Unacademy saw its consolidated losses widen to INR 2,848 Cr ($350 Mn) in FY22, up 85% year-on-year (YoY) from INR 1,537 Cr in FY21. Revenue from operations saw an 80%-plus gain in the year to INR 719 Cr, but this did not pull the Gaurav Munjal-led group out of the red.

Employee benefits costs made a major dent on the profitability, accounting for 43% of all costs. This was particularly due to the slew of stock options that Unacademy rolled out to retain talent in FY22 as it raised millions in VC dollars.

For instance, non-cash ESOP costs of INR 1,235 Cr saw a 3X jump in FY22, which indicates just how much the company was spending on retaining employees through ESOPs.

However, in late FY22 and since the beginning of FY23, Unacademy has had to retreat from a number of verticals. It reshuffled teams in various products, was in the news for allegedly poaching star teachers from offline coaching institutes, and of course, layoffs.

As per Inc42’s startup layoffs tracker, Unacademy has let go of over 2,000 employees or roughly 25% of its workforce. At the same time, it is looking to invest in expanding its offline base to more cities in India, and compete with the likes of BYJU’S-owned Aakash, Vedantu and PhysicsWallah.

Even if the company turns its offline play into a major money-spinning business, Unacademy will be in the market for more funds as it looks to scale up its various products and expand its offline base.

Unacademy’s Canva-esque Play

For Unacademy, Cohesive AI is a bet towards becoming a Canva of the generative AI content world. Generative AI is going through a major groundswell right now and this is the time for startups such as Unacademy to leverage this emerging technology for new products. There are obviously uncertainties such as AI regulations, the presence of big tech companies and of course a slew of GPT apps that are dropping each day.
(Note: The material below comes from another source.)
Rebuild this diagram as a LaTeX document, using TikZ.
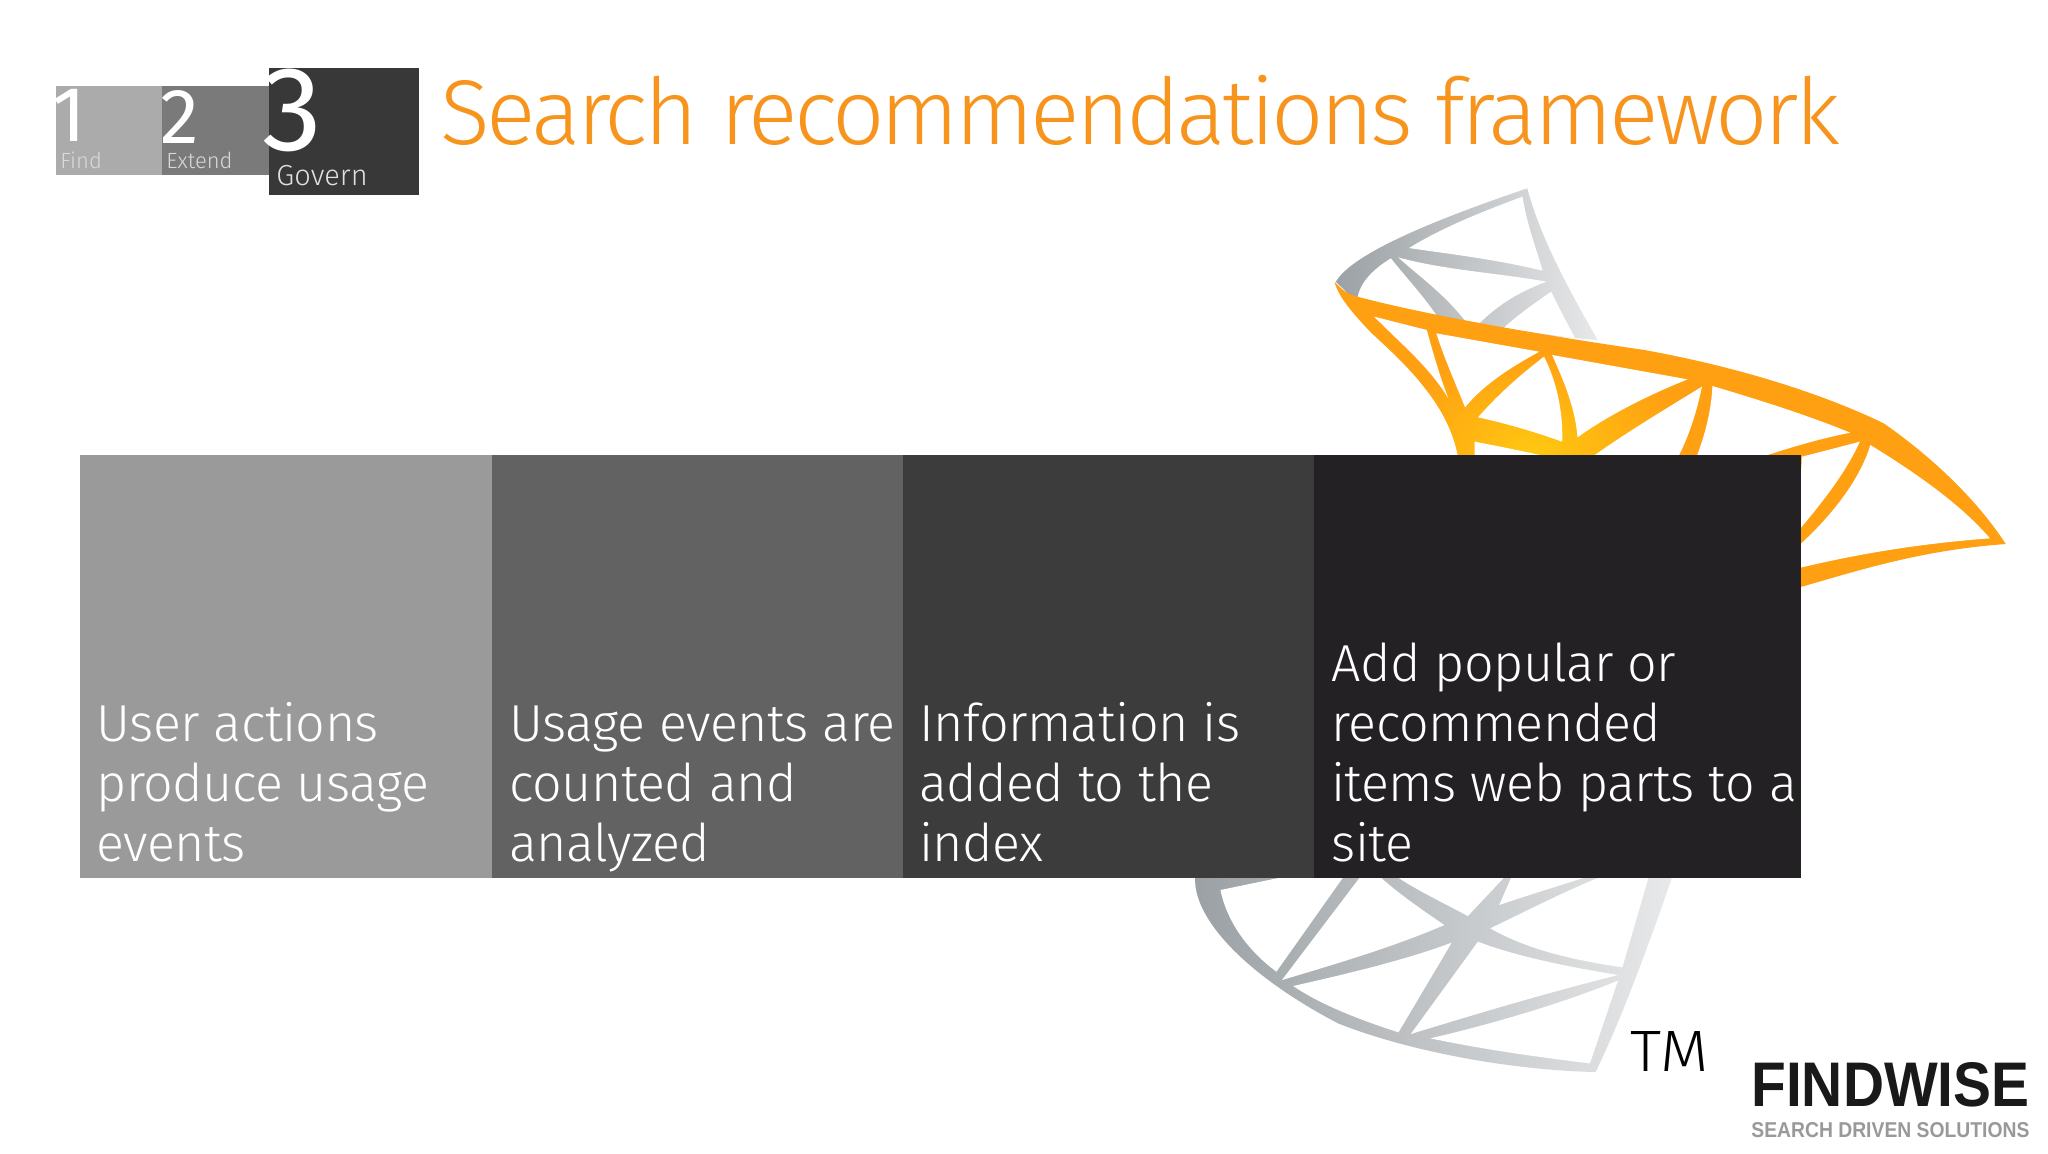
\documentclass[tikz,border=0pt]{standalone}
\usepackage{fontspec}
\setmainfont{Liberation Sans}
\newfontfamily\uf{Fira Sans Light}
\newfontfamily\ub[LetterSpace=-1.0]{Fira Sans Light}
\newfontfamily\ut[LetterSpace=-3.9]{Fira Sans Light}
\newfontfamily\ud{Fira Sans}
\definecolor{titleor}{HTML}{F7941D}
\definecolor{boxa}{HTML}{9A9A9A}
\definecolor{boxb}{HTML}{636263}
\definecolor{boxc}{HTML}{3D3C3D}
\definecolor{boxd}{HTML}{232123}
\definecolor{ora}{HTML}{FF9F12}
\definecolor{orb}{HTML}{FFC711}
\definecolor{grd}{HTML}{9AA0A4}
\definecolor{grl}{HTML}{E8E9EA}
\tikzset{
  panel/.style={anchor=north west,inner sep=0pt,outer sep=0pt,minimum height=211.5pt},
  paneltext/.style={anchor=base west,inner sep=0pt,text=white,font=\ub\fontsize{26}{30}\selectfont,align=left},
  logobox/.style={anchor=north west,inner sep=0pt,outer sep=0pt},
  digit/.style={anchor=base west,inner sep=0pt,text=white},
  win/.style={fill=white,draw=none},
  zoomA/.style={x=0.23923pt,y=-0.16667pt,xshift=650pt,yshift=-85pt},
  zoomB/.style={x=0.27996pt,y=-0.16667pt,xshift=585pt,yshift=-430pt},
}
\begin{document}
\begin{tikzpicture}[x=0.5pt,y=-0.5pt]
\useasboundingbox (0,0) rectangle (2048,1153);
\fill[white] (0,0) rectangle (2048,1153);
% upper grey strand
\begin{scope}[zoomA]
\begin{scope}
\clip (75,335) .. controls (110,250) and (280,150) .. (475,55) .. controls (500,190) and (550,330) .. (622,510) -- (300,470) -- (110,385) -- cycle;
\shade[left color=grd,right color=grl] (70,40) rectangle (630,520);
\end{scope}
\fill[win] (228,234) .. controls (300,170) and (390,120) .. (465,80) .. controls (475,170) and (495,240) .. (507,302) .. controls (400,265) and (300,250) .. cycle;
\fill[win] (190,265) .. controls (150,300) and (125,340) .. (120,385) -- (292,450) .. controls (260,380) and (220,320) .. cycle;
\fill[win] (205,262) .. controls (300,300) and (420,310) .. (515,335) .. controls (450,370) and (410,410) .. (375,460) -- (345,452) .. controls (300,370) and (250,320) .. cycle;
\fill[win] (525,365) .. controls (490,400) and (450,440) .. (425,475) -- (575,505) .. controls (555,450) and (540,410) .. cycle;
\end{scope}
% orange strand
\begin{scope}[zoomA]
\begin{scope}
\clip (72,335) .. controls (85,355) and (100,375) .. (120,380) .. controls (250,430) and (480,490) .. (720,540) .. controls (950,600) and (1120,690) .. (1220,760) .. controls (1330,870) and (1420,1000) .. (1475,1122) .. controls (1300,1140) and (1170,1200) .. (1049,1250) -- (330,1250) -- (330,855) .. controls (310,720) and (250,620) .. (150,490) .. controls (110,430) and (80,380) .. cycle;
\fill[ora] (60,320) rectangle (1490,1260);
\shade[inner color=orb,outer color=ora] (490,840) ellipse (330 and 300);
\end{scope}
\fill[win] (155,440) -- (265,480) .. controls (280,560) and (295,630) .. (310,685) .. controls (270,590) and (210,520) .. cycle;
\fill[win] (285,490) -- (500,545) .. controls (430,600) and (380,650) .. (345,712) .. controls (325,640) and (300,560) .. cycle;
\fill[win] (510,560) .. controls (455,620) and (410,680) .. (372,742) .. controls (430,760) and (490,785) .. (548,815) .. controls (550,720) and (535,630) .. cycle;
\fill[win] (527,555) -- (810,628) .. controls (720,680) and (640,740) .. (580,802) .. controls (575,710) and (550,630) .. cycle;
\fill[win] (840,650) .. controls (760,720) and (680,790) .. (615,856) -- (792,856) .. controls (815,790) and (830,720) .. cycle;
\fill[win] (862,648) .. controls (960,690) and (1060,735) .. (1150,788) .. controls (1090,805) and (1030,830) .. (975,856) -- (830,856) .. controls (850,780) and (860,710) .. cycle;
\fill[win] (365,815) .. controls (420,830) and (470,845) .. (505,856) -- (365,856) -- cycle;
\fill[win] (1170,815) .. controls (1130,830) and (1090,845) .. (1049,860) -- (1040,1085) .. controls (1090,1000) and (1140,910) .. cycle;
\fill[win] (1192,825) .. controls (1300,920) and (1385,1010) .. (1442,1105) .. controls (1300,1120) and (1170,1150) .. (1040,1195) -- (1040,1130) .. controls (1110,1040) and (1170,930) .. cycle;
\end{scope}
% lower grey strand
\begin{scope}[zoomB]
\begin{scope}
\clip (45,50) .. controls (40,170) and (130,340) .. (300,490) .. controls (420,570) and (600,630) .. (760,636) .. controls (800,500) and (850,280) .. (897,50) -- cycle;
\shade[left color=grd,right color=grl] (40,40) rectangle (900,640);
\end{scope}
\fill[win] (90,90) -- (205,50) -- (310,50) -- (190,335) .. controls (130,260) and (100,170) .. cycle;
\fill[win] (340,50) -- (200,360) .. controls (300,310) and (400,260) .. (490,195) .. controls (450,150) and (400,90) .. (375,50) -- cycle;
\fill[win] (220,378) .. controls (320,340) and (420,300) .. (503,248) -- (408,517) .. controls (340,480) and (270,435) .. cycle;
\fill[win] (550,245) .. controls (620,290) and (710,320) .. (800,345) .. controls (670,400) and (550,460) .. (430,522) -- cycle;
\fill[win] (465,535) .. controls (580,490) and (700,430) .. (800,362) -- (750,610) .. controls (650,590) and (550,565) .. cycle;
\fill[win] (572,205) .. controls (640,270) and (720,300) .. (808,322) -- (855,50) -- (770,50) .. controls (710,90) and (640,150) .. cycle;
\fill[win] (588,135) -- (610,50) -- (745,50) .. controls (690,80) and (640,105) .. cycle;
\fill[win] (405,50) -- (598,50) -- (532,168) .. controls (490,130) and (440,90) .. cycle;
\end{scope}
% panels
\node[panel,fill=boxa,minimum width=206pt] (p1) at (80,455) {};
\node[panel,fill=boxb,minimum width=205.5pt] (p2) at (492,455) {};
\node[panel,fill=boxc,minimum width=205.5pt] (p3) at (903,455) {};
\node[panel,fill=boxd,minimum width=243.5pt] (p4) at (1314,455) {};
\foreach \n/\x/\a/\b/\c in {t1a/96/User actions/produce usage/events,t2a/509/Usage events are/counted and/analyzed,t3a/919/Information is/added to the/index}{
  \node[paneltext] (\n1) at (\x,741) {\a};
  \node[paneltext] (\n2) at (\x,801) {\b};
  \node[paneltext] (\n3) at (\x,861) {\c};
}
\node[paneltext] (t4a) at (1331,681) {Add popular or};
\node[paneltext] (t4b) at (1331,741) {recommended};
\node[paneltext] (t4c) at (1331,801) {items web parts to a};
\node[paneltext] (t4d) at (1331,861) {site};
% title
\node[anchor=base west,inner sep=0pt,text=titleor,font=\ut\fontsize{46}{50}\selectfont] (title) at (440,144) {Search recommendations framework};
% logo
\node[logobox,fill=black!33,minimum width=53pt,minimum height=44.5pt] (l1) at (56,86) {};
\node[logobox,fill=black!52,minimum width=53.5pt,minimum height=44.5pt] (l2) at (162,86) {};
\node[logobox,fill=black!78,minimum width=75pt,minimum height=63.5pt] (l3) at (269,68) {};
\node[digit,font=\ud\fontsize{39}{40}\selectfont] (d1) at (52,141) {1};
\node[digit,font=\ud\fontsize{39}{40}\selectfont] (d2) at (160,143) {2};
\node[digit,font=\ud\fontsize{60}{62}\selectfont] (d3) at (262,150) {3};
\node[anchor=base west,inner sep=0pt,text=black!15,font=\uf\fontsize{11}{12}\selectfont] (find) at (60,168) {Find};
\node[anchor=base west,inner sep=0pt,text=black!15,font=\uf\fontsize{11}{12}\selectfont] (extend) at (166,168) {Extend};
\node[anchor=base west,inner sep=0pt,text=black!12,font=\uf\fontsize{14.5}{16}\selectfont] (govern) at (276,185) {Govern};
% marks
\node[anchor=south west,inner sep=0pt,text=black] (tm) at (1630,1072) {\resizebox{39pt}{20pt}{\uf TM}};
\node[anchor=south west,inner sep=0pt,text=black!90] (fw) at (1751,1107) {\resizebox{139pt}{22pt}{\textbf{FINDWISE}}};
\node[anchor=south west,inner sep=0pt,text=black!40] (fws) at (1751,1138) {\resizebox{139pt}{7.5pt}{\textbf{SEARCH DRIVEN SOLUTIONS}}};
\end{tikzpicture}
\end{document}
These are the challenges that Unacademy has to overcome with its AI-generated content platform.

Sustainability will be key for Unacademy and the generative AI bet seems to be a cost-effective go-to-market strategy for 2023. Given that the edtech pivot will require a lot of resource and budget allocation, Cohesive’s move to a relatively low-overhead generative AI model might be sensible, if Unacademy manages to crack the monetisation puzzle.

One can even see Unacademy utilising Cohesive to create or update course content in the near future, which would be one way to reduce people costs in the longer run.

Right now, the biggest question for Unacademy Group, Gaurav Munjal and Hemesh Singh is whether this is another stopgap play for Cohesive AI, which contrary to its name has had a rather scattered existence.